Retype the records below exactly as they appear, but leave out any pictures.

[Entries with chart source code]
===

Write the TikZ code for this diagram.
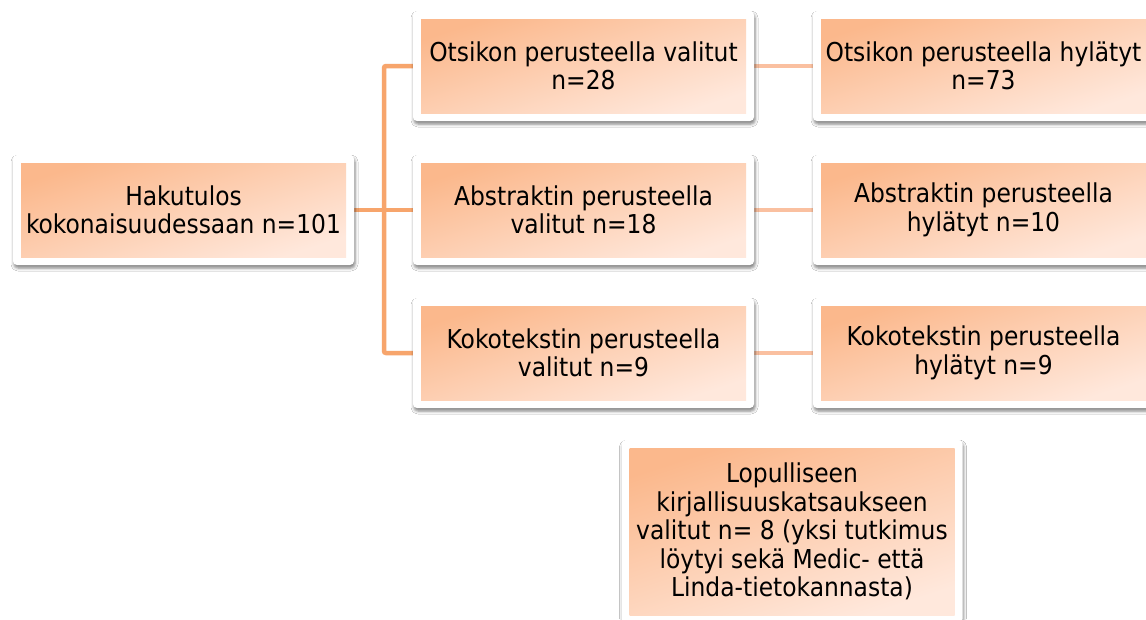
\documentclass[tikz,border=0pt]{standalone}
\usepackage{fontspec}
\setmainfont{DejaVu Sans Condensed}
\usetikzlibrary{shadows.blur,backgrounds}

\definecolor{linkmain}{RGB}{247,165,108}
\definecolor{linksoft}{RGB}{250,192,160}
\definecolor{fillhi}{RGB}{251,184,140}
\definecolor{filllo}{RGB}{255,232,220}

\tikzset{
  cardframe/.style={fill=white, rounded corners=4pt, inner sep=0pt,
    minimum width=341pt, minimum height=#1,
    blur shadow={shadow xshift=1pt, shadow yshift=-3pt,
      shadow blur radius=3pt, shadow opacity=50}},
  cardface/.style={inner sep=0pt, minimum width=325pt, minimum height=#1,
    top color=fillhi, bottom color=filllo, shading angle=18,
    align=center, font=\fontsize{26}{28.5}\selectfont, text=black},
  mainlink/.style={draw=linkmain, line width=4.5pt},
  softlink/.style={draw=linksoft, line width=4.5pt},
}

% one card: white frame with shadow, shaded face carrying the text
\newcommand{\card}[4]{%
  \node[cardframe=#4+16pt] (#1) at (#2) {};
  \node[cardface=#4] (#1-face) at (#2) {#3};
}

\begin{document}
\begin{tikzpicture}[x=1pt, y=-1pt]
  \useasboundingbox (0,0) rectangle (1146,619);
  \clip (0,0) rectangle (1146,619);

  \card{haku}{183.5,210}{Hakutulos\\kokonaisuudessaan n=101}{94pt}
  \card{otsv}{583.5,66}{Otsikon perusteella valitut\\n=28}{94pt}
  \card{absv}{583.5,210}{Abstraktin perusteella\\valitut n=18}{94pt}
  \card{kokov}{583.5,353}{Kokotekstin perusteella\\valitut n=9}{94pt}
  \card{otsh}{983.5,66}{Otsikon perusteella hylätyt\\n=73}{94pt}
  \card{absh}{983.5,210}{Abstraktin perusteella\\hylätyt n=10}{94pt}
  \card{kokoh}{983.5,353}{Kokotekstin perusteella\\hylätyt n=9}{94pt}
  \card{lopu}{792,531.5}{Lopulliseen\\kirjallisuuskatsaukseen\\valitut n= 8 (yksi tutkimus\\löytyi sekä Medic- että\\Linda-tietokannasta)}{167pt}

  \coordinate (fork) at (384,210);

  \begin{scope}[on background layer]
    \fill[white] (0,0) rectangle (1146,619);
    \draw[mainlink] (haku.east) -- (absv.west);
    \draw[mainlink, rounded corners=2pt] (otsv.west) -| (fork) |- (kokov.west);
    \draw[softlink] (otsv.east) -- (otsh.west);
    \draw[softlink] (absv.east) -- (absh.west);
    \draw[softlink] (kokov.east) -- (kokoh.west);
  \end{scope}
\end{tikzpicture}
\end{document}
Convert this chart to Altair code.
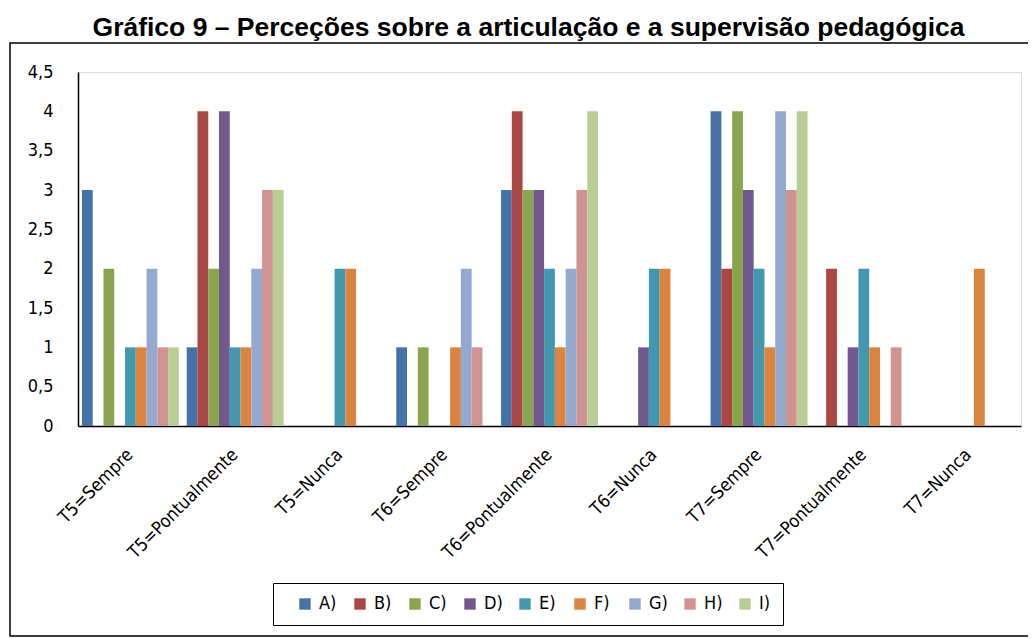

===

COMPLETE RESPONSE:
Write the TikZ code for this diagram.
\documentclass[tikz,border=0pt]{standalone}
\usepackage{fontspec}
\setmainfont{DejaVu Sans Condensed}
\usetikzlibrary{shadows.blur,backgrounds}

\definecolor{linkmain}{RGB}{247,165,108}
\definecolor{linksoft}{RGB}{250,192,160}
\definecolor{fillhi}{RGB}{251,184,140}
\definecolor{filllo}{RGB}{255,232,220}

\tikzset{
  cardframe/.style={fill=white, rounded corners=4pt, inner sep=0pt,
    minimum width=341pt, minimum height=#1,
    blur shadow={shadow xshift=1pt, shadow yshift=-3pt,
      shadow blur radius=3pt, shadow opacity=50}},
  cardface/.style={inner sep=0pt, minimum width=325pt, minimum height=#1,
    top color=fillhi, bottom color=filllo, shading angle=18,
    align=center, font=\fontsize{26}{28.5}\selectfont, text=black},
  mainlink/.style={draw=linkmain, line width=4.5pt},
  softlink/.style={draw=linksoft, line width=4.5pt},
}

% one card: white frame with shadow, shaded face carrying the text
\newcommand{\card}[4]{%
  \node[cardframe=#4+16pt] (#1) at (#2) {};
  \node[cardface=#4] (#1-face) at (#2) {#3};
}

\begin{document}
\begin{tikzpicture}[x=1pt, y=-1pt]
  \useasboundingbox (0,0) rectangle (1146,619);
  \clip (0,0) rectangle (1146,619);

  \card{haku}{183.5,210}{Hakutulos\\kokonaisuudessaan n=101}{94pt}
  \card{otsv}{583.5,66}{Otsikon perusteella valitut\\n=28}{94pt}
  \card{absv}{583.5,210}{Abstraktin perusteella\\valitut n=18}{94pt}
  \card{kokov}{583.5,353}{Kokotekstin perusteella\\valitut n=9}{94pt}
  \card{otsh}{983.5,66}{Otsikon perusteella hylätyt\\n=73}{94pt}
  \card{absh}{983.5,210}{Abstraktin perusteella\\hylätyt n=10}{94pt}
  \card{kokoh}{983.5,353}{Kokotekstin perusteella\\hylätyt n=9}{94pt}
  \card{lopu}{792,531.5}{Lopulliseen\\kirjallisuuskatsaukseen\\valitut n= 8 (yksi tutkimus\\löytyi sekä Medic- että\\Linda-tietokannasta)}{167pt}

  \coordinate (fork) at (384,210);

  \begin{scope}[on background layer]
    \fill[white] (0,0) rectangle (1146,619);
    \draw[mainlink] (haku.east) -- (absv.west);
    \draw[mainlink, rounded corners=2pt] (otsv.west) -| (fork) |- (kokov.west);
    \draw[softlink] (otsv.east) -- (otsh.west);
    \draw[softlink] (absv.east) -- (absh.west);
    \draw[softlink] (kokov.east) -- (kokoh.west);
  \end{scope}
\end{tikzpicture}
\end{document}
Convert this chart to Altair code.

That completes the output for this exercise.